● **GIVEN INSTRUCTION**
From the first line of the listing below, retype each line up to and including the one with "plt.rcParams['axes.unicode_minus'] = False"; pictures stay out.

● **DATA SEGMENT**
START

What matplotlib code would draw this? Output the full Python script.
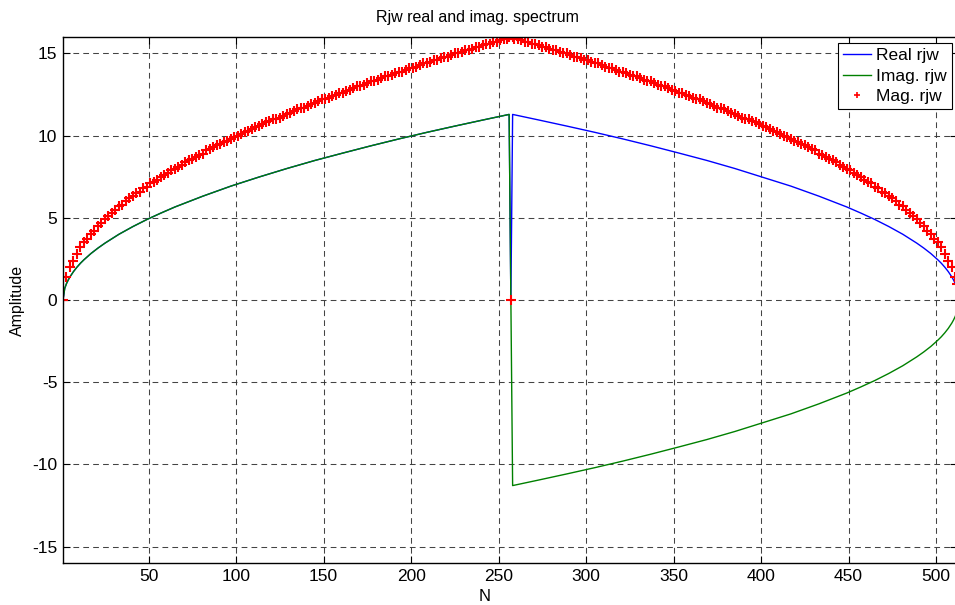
import numpy as np
import matplotlib
matplotlib.use("Agg")
import matplotlib.pyplot as plt

plt.rcParams['font.family'] = ['Liberation Sans', 'DejaVu Sans']
plt.rcParams['axes.unicode_minus'] = False

# ---------------- data ----------------
# Real / Imag. first half (N = 1 .. 256), Imag. equals Real there
N_first = [1, 2, 3, 4, 5, 7, 9, 11, 13, 17, 21, 25, 33, 41, 49, 57, 65, 81, 97,
           113, 129, 145, 161, 177, 193, 209, 225, 241, 256]
real_first = [0.0, 0.71, 1.0, 1.22, 1.41, 1.73, 2.0, 2.24, 2.45, 2.83, 3.16, 3.46,
              4.0, 4.47, 4.9, 5.29, 5.66, 6.32, 6.93, 7.48, 8.0, 8.49, 8.94, 9.38,
              9.8, 10.2, 10.58, 10.95, 11.29]
imag_first = [0.0, 0.71, 1.0, 1.22, 1.41, 1.73, 2.0, 2.24, 2.45, 2.83, 3.16, 3.46,
              4.0, 4.47, 4.9, 5.29, 5.66, 6.32, 6.93, 7.48, 8.0, 8.49, 8.94, 9.38,
              9.8, 10.2, 10.58, 10.95, 11.29]
# centre sample N = 257
N_mid = [257]
real_mid = [0.0]
imag_mid = [0.0]
# second half (N = 258 .. 512)
N_second = [258, 273, 289, 305, 321, 337, 353, 369, 385, 417, 433, 449, 457, 465,
            473, 481, 489, 493, 497, 501, 503, 505, 507, 509, 510, 511, 512]
real_second = [11.29, 10.95, 10.58, 10.2, 9.8, 9.38, 8.94, 8.49, 8.0, 6.93, 6.32,
               5.66, 5.29, 4.9, 4.47, 4.0, 3.46, 3.16, 2.83, 2.45, 2.24, 2.0, 1.73,
               1.41, 1.22, 1.0, 0.71]
imag_second = [-11.29, -10.95, -10.58, -10.2, -9.8, -9.38, -8.94, -8.49, -8.0,
               -6.93, -6.32, -5.66, -5.29, -4.9, -4.47, -4.0, -3.46, -3.16, -2.83,
               -2.45, -2.24, -2.0, -1.73, -1.41, -1.22, -1.0, -0.71]

# Magnitude samples
N_mag_rise = list(range(1, 256, 2)) + [256]
mag_rise = [0.0, 1.4, 2.0, 2.4, 2.8, 3.2, 3.5, 3.7, 4.0, 4.2, 4.5, 4.7, 4.9, 5.1, 5.3,
            5.5, 5.7, 5.8, 6.0, 6.2, 6.3, 6.5, 6.6, 6.8, 6.9, 7.1, 7.2, 7.3, 7.5,
            7.6, 7.7, 7.9, 8.0, 8.1, 8.2, 8.4, 8.5, 8.6, 8.7, 8.8, 8.9, 9.1, 9.2,
            9.3, 9.4, 9.5, 9.6, 9.7, 9.8, 9.9, 10.0, 10.1, 10.2, 10.3, 10.4, 10.5,
            10.6, 10.7, 10.8, 10.9, 11.0, 11.0, 11.1, 11.2, 11.3, 11.4, 11.5, 11.6,
            11.7, 11.7, 11.8, 11.9, 12.0, 12.1, 12.2, 12.2, 12.3, 12.4, 12.5, 12.6,
            12.6, 12.7, 12.8, 12.9, 13.0, 13.0, 13.1, 13.2, 13.3, 13.3, 13.4, 13.5,
            13.6, 13.6, 13.7, 13.8, 13.9, 13.9, 14.0, 14.1, 14.1, 14.2, 14.3, 14.4,
            14.4, 14.5, 14.6, 14.6, 14.7, 14.8, 14.8, 14.9, 15.0, 15.0, 15.1, 15.2,
            15.2, 15.3, 15.4, 15.4, 15.5, 15.6, 15.6, 15.7, 15.7, 15.8, 15.9, 15.9,
            16.0]
N_mag_mid = [257]
mag_mid = [0.0]
N_mag_fall = [258] + list(range(259, 512, 2)) + [512]
mag_fall = [16.0, 15.9, 15.9, 15.8, 15.7, 15.7, 15.6, 15.6, 15.5, 15.4, 15.4, 15.3,
            15.2, 15.2, 15.1, 15.0, 15.0, 14.9, 14.8, 14.8, 14.7, 14.6, 14.6, 14.5,
            14.4, 14.4, 14.3, 14.2, 14.1, 14.1, 14.0, 13.9, 13.9, 13.8, 13.7, 13.6,
            13.6, 13.5, 13.4, 13.3, 13.3, 13.2, 13.1, 13.0, 13.0, 12.9, 12.8, 12.7,
            12.6, 12.6, 12.5, 12.4, 12.3, 12.2, 12.2, 12.1, 12.0, 11.9, 11.8, 11.7,
            11.7, 11.6, 11.5, 11.4, 11.3, 11.2, 11.1, 11.0, 11.0, 10.9, 10.8, 10.7,
            10.6, 10.5, 10.4, 10.3, 10.2, 10.1, 10.0, 9.9, 9.8, 9.7, 9.6, 9.5, 9.4,
            9.3, 9.2, 9.1, 8.9, 8.8, 8.7, 8.6, 8.5, 8.4, 8.2, 8.1, 8.0, 7.9, 7.7,
            7.6, 7.5, 7.3, 7.2, 7.1, 6.9, 6.8, 6.6, 6.5, 6.3, 6.2, 6.0, 5.8, 5.7,
            5.5, 5.3, 5.1, 4.9, 4.7, 4.5, 4.2, 4.0, 3.7, 3.5, 3.2, 2.8, 2.4, 2.0,
            1.4, 1.0]

x_ticks = [50, 100, 150, 200, 250, 300, 350, 400, 450, 500]
y_ticks = [-15, -10, -5, 0, 5, 10, 15]
series_labels = ["Real rjw", "Imag. rjw", "Mag. rjw"]
title_text = "Rjw real and imag. spectrum"
x_label = "N"
y_label = "Amplitude"

# ---------------- assemble ----------------
N_line = np.array(N_first + N_mid + N_second)
real = np.array(real_first + real_mid + real_second)
imag = np.array(imag_first + imag_mid + imag_second)
N_mag = np.array(N_mag_rise + N_mag_mid + N_mag_fall)
mag = np.array(mag_rise + mag_mid + mag_fall)

fig = plt.figure(figsize=(9.55, 6.05), dpi=100)
ax = fig.add_axes([63 / 955, 42 / 605, 894 / 955, 526 / 605])

ax.plot(N_line, real, color=(0, 0, 1), lw=1.0, label=series_labels[0])
ax.plot(N_line, imag, color=(0, 0.5, 0), lw=1.0, label=series_labels[1])
ax.plot(N_mag, mag, linestyle='none', marker='+', color=(1, 0, 0),
        markersize=6.5, markeredgewidth=1.5, label=series_labels[2])

ax.set_xlim(1, 512)
ax.set_ylim(-16, 16)
ax.set_xticks(x_ticks)
ax.set_yticks(y_ticks)
ax.tick_params(direction='in', length=5, width=0.8, top=True, right=True,
               labelsize=12.5, pad=4, colors='k')
for s in ax.spines.values():
    s.set_linewidth(1.0)
    s.set_color('k')
ax.grid(True, color='#303030', linestyle=(0, (5.5, 4)), linewidth=0.75, alpha=0.9)
ax.set_axisbelow(True)

ax.set_title(title_text, fontsize=11.5, x=0.464, pad=11)
ax.set_xlabel(x_label, fontsize=12, labelpad=0)
ax.xaxis.set_label_coords(0.472, -0.05)
ax.set_ylabel(y_label, fontsize=11.5, labelpad=5)

leg = ax.legend(loc='upper right', bbox_to_anchor=(952 / 955, (605 - 43) / 605),
                bbox_transform=fig.transFigure, borderaxespad=0, fontsize=12.5,
                fancybox=False, framealpha=1, edgecolor='k', handlelength=1.6,
                handletextpad=0.3, borderpad=0.3, labelspacing=0.3)
leg.get_frame().set_linewidth(0.8)
for h in leg.legend_handles:
    if h.get_marker() == '+':
        h.set_markersize(5)
        h.set_markeredgewidth(1.2)

fig.savefig("out.png", dpi=100)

END

● **TASK OUTPUT**
What matplotlib code would draw this? Output the full Python script.
import numpy as np
import matplotlib
matplotlib.use("Agg")
import matplotlib.pyplot as plt

plt.rcParams['font.family'] = ['Liberation Sans', 'DejaVu Sans']
plt.rcParams['axes.unicode_minus'] = False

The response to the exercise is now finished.